→ Exercise data:
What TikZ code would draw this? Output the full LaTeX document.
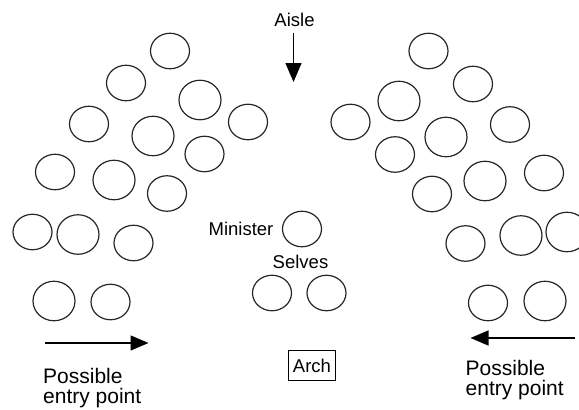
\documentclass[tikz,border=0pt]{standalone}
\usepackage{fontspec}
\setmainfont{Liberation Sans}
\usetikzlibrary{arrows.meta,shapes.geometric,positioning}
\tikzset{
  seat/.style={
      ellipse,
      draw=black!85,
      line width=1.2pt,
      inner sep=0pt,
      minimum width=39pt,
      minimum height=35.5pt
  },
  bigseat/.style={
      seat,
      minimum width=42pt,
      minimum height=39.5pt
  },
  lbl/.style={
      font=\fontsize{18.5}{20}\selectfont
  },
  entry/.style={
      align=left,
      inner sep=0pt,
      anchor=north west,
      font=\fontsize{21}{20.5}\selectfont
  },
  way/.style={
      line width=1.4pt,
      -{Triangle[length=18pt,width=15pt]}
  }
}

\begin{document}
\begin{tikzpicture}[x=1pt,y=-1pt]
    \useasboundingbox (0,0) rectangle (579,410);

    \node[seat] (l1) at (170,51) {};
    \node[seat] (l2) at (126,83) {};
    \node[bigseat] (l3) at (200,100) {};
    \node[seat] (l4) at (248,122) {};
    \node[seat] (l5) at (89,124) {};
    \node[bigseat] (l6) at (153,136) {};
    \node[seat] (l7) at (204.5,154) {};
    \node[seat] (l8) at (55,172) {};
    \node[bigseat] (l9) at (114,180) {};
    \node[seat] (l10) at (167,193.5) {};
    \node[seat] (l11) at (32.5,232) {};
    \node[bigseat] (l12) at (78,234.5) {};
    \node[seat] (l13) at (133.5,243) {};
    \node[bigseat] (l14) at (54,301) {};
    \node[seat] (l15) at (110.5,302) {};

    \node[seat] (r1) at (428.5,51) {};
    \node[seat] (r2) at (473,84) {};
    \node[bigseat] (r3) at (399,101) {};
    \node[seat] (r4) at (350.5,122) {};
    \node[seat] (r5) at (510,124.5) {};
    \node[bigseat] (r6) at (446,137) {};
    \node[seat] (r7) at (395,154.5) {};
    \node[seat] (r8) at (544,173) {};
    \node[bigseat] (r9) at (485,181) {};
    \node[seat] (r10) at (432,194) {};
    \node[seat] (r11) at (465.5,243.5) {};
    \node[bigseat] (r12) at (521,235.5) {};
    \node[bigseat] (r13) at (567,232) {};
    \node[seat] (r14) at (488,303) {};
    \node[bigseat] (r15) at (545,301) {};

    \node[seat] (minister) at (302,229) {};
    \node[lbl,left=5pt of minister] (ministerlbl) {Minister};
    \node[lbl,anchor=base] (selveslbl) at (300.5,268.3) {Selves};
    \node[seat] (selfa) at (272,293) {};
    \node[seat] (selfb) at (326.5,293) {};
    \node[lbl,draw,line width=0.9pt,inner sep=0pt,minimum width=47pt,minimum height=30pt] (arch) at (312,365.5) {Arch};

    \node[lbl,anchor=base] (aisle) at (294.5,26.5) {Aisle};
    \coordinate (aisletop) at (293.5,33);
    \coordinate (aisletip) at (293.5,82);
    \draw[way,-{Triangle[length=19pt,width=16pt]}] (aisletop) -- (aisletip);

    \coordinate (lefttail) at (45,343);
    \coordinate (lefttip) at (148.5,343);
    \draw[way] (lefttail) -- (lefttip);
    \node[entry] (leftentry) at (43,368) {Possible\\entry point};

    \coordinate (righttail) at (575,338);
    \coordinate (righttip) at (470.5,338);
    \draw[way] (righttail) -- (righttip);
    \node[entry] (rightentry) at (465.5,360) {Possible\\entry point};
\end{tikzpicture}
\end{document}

==

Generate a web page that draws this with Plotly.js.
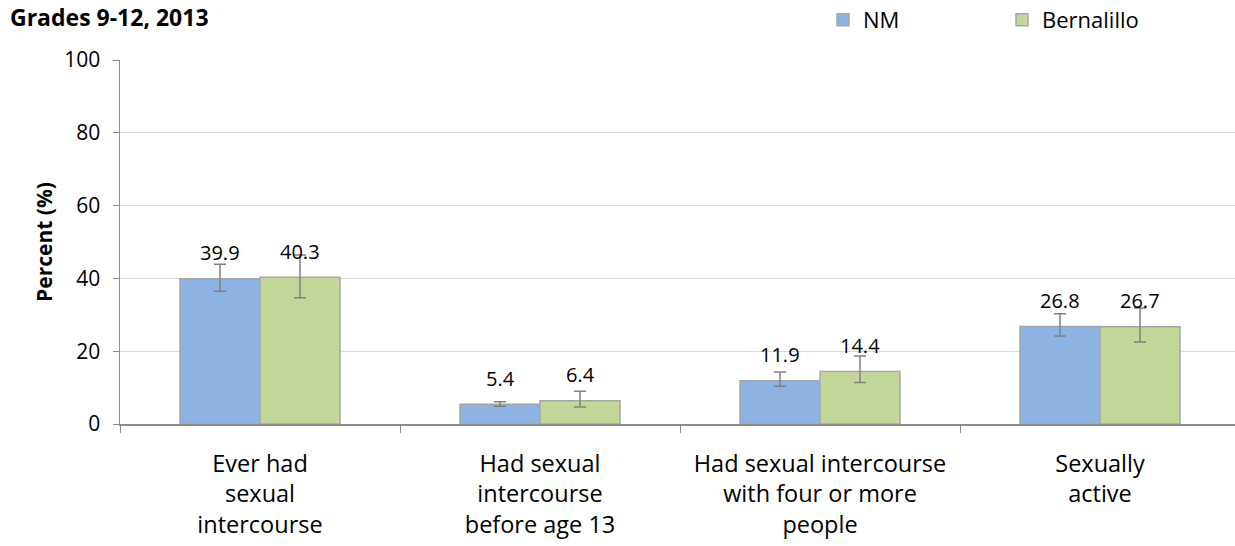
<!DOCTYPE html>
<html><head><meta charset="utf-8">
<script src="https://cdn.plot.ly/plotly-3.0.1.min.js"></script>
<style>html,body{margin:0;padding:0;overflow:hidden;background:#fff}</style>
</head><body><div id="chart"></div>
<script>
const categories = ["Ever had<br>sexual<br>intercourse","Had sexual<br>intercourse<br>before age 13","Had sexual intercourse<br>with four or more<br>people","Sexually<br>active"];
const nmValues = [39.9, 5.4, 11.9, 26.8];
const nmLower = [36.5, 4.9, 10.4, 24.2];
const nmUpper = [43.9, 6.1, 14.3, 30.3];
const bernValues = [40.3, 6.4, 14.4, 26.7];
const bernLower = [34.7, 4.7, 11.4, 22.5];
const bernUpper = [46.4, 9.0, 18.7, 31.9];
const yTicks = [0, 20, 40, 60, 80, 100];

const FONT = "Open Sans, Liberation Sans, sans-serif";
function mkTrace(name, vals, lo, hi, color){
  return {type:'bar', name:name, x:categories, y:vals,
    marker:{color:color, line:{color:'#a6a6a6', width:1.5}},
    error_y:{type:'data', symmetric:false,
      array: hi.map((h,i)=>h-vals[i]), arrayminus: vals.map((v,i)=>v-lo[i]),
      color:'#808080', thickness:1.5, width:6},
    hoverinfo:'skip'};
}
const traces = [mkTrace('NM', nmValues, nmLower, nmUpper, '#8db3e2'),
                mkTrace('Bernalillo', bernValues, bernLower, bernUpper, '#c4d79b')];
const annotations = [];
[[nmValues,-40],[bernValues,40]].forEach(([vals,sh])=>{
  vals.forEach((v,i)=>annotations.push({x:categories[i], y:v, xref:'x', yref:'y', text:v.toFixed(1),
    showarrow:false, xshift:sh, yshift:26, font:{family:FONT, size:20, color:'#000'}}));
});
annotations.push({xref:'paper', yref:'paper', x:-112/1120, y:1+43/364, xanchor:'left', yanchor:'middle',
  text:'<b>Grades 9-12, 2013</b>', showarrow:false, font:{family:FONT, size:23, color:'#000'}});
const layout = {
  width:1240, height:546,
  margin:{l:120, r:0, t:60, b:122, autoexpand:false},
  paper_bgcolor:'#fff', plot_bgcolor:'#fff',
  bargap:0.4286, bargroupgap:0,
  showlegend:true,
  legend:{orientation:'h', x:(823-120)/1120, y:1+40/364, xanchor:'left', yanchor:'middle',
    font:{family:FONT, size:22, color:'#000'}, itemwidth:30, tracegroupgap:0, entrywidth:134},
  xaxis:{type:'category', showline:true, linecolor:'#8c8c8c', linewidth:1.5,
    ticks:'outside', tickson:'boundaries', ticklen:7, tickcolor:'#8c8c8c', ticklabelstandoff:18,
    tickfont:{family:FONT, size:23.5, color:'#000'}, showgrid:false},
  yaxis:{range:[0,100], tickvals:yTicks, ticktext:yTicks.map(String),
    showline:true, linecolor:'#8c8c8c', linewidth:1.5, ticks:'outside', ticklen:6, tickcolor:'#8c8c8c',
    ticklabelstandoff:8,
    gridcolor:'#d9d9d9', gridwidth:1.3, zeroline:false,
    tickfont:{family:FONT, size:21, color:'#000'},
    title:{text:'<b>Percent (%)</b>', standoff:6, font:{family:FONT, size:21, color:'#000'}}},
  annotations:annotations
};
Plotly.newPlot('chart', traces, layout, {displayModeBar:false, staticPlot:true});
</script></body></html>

→ Exercise aim: From the records above, give again only the part that opens with the line containing "What TikZ code" and closes with the line containing "(0,0) rectangle (579,410);". Keep both ends but drop the pictures.

→ Solution to this exercise:
What TikZ code would draw this? Output the full LaTeX document.
\documentclass[tikz,border=0pt]{standalone}
\usepackage{fontspec}
\setmainfont{Liberation Sans}
\usetikzlibrary{arrows.meta,shapes.geometric,positioning}
\tikzset{
  seat/.style={
      ellipse,
      draw=black!85,
      line width=1.2pt,
      inner sep=0pt,
      minimum width=39pt,
      minimum height=35.5pt
  },
  bigseat/.style={
      seat,
      minimum width=42pt,
      minimum height=39.5pt
  },
  lbl/.style={
      font=\fontsize{18.5}{20}\selectfont
  },
  entry/.style={
      align=left,
      inner sep=0pt,
      anchor=north west,
      font=\fontsize{21}{20.5}\selectfont
  },
  way/.style={
      line width=1.4pt,
      -{Triangle[length=18pt,width=15pt]}
  }
}

\begin{document}
\begin{tikzpicture}[x=1pt,y=-1pt]
    \useasboundingbox (0,0) rectangle (579,410);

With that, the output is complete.